1997年,一个历史性的解决方案出炉——设立重庆直辖市。新重庆整合了原四川省的重庆、涪陵、万县和黔江地区,完美承接了三峡工程四川部分的移民安置和经济发展任务。
这个拥有3000多万人口的超级直辖市,不仅解决了三峡工程的统筹协调问题,更带动了整个西部地区的开发开放。

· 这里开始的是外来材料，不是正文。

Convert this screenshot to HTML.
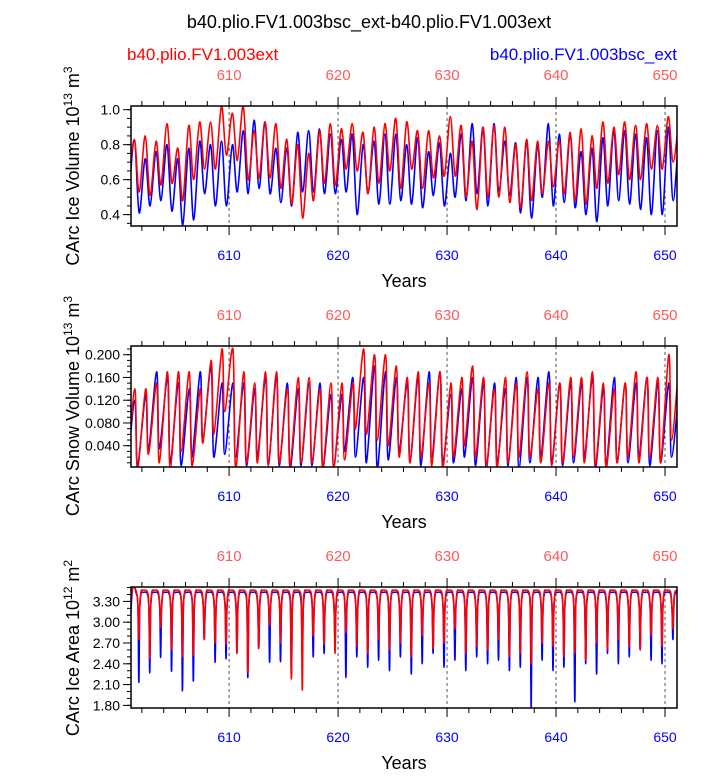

2024年,重庆GDP已位居全国第四,成为长江经济带的重要增长极。
七、历史的回响:那些“如果”的思考
如果三峡省如期设立,长江流域的发展格局将会如何?宜昌作为省会城市会迎来怎样的发展机遇?重庆是否还会成为直辖市?这些假设性问题,永远没有答案。
但我们可以看到,虽然三峡省未能成立,但其核心使命通过重庆直辖和三峡工程的成功建设得以完美实现。宜昌虽错失成为省会的机遇,但作为三峡工程的门户城市,如今已成为湖北省副中心城市,人均GDP居中西部城市前列。
结语:时代的选择与智慧
三峡省的夭折,不是理想的破灭,而是实事求是的精神体现。从三峡省构想至重庆直辖的转变,展现了中国政府在重大决策中的灵活性和务实态度。
一个国家的治理智慧,不仅体现在能够提出宏伟构想,更体现在能够根据实际情况调整优化这些构想。三峡省虽然只存在于历史档案中,但它所代表的探索精神和解决问题的勇气,至今仍在长江奔涌的浪花中熠熠生辉。